JOHANNESBURG - Several plans have to be put in place ahead of schools reopening next month including orientation training for teachers and pupils.
Basic Education Minister Angie Motshekga announced on Tuesday night that schools, both public and private, will reopen but only for grade 7s and 12s at this stage.
Teachers will start returning to school on 25 May to ensure everything is in place for when grade 7s and grade 12s return to class on 1 June.
Educators and pupils will also receive orientation training on what will become their new normal, which includes social distancing in the classroom and on the way to school, sanitising and wearing masks.
COVID-19 essentials, such as sanitisers, masks, water and sanitation are being delivered and schools will be thoroughly cleaned before the pupils arrive.
School sports will not be permitted as this is will increase the chance of infection so when class is dismissed, children must go home.
At most schools, it will be just the grade 7s and 12s who return to class, but some smaller schools will also be allowed to open.

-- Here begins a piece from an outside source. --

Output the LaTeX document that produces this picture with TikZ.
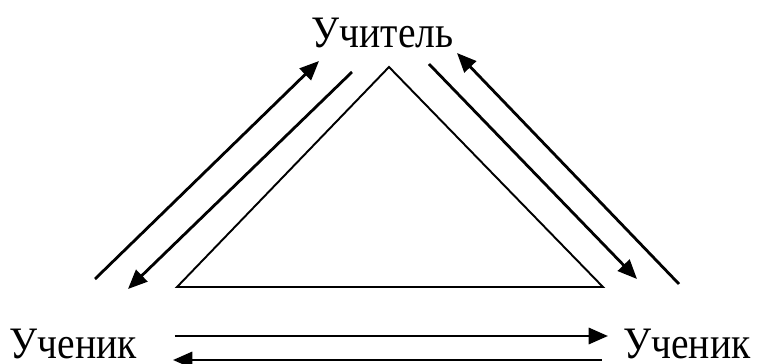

The Department of Education is also working on a plan for special schools as officials have realised they may need a different approach for these schools but have assured that they would be adequately provided for.
If parents want to keep their children at home, they can but they need to ensure that homeschooling is set up.
The revised school calendar will be gazetted soon.
Motshekga has also stressed the need for pupils and teachers to be safe and adequately resourced when they return to school.
WATCH: Grade 7 & 12 pupils can go back to school on 1 June
She said her department had suspended all other programmes to focus on addressing water and sanitation problems.
More than 3,000 schools around the country don’t have water supply and proper sanitation.
Motshekga said her department’s budget had been redirected to ensure those schools have water come 1 June: “We’ve had to suspend all other programmes such as renovations, building of new schools and focus strictly on water and sanitation.”
Motshekga said provinces have also indicated that they’ve begun receiving personal protective equipment such as temperature screenings, masks and sanitisers.
“There must be washing of hands, there must be sanitising, there must be spacing and there must be testing every day.”
She, however, said they have taken a decision to delay the delivery of health essentials to schools after some 1,700 institutions around the country were vandalised during the lockdown.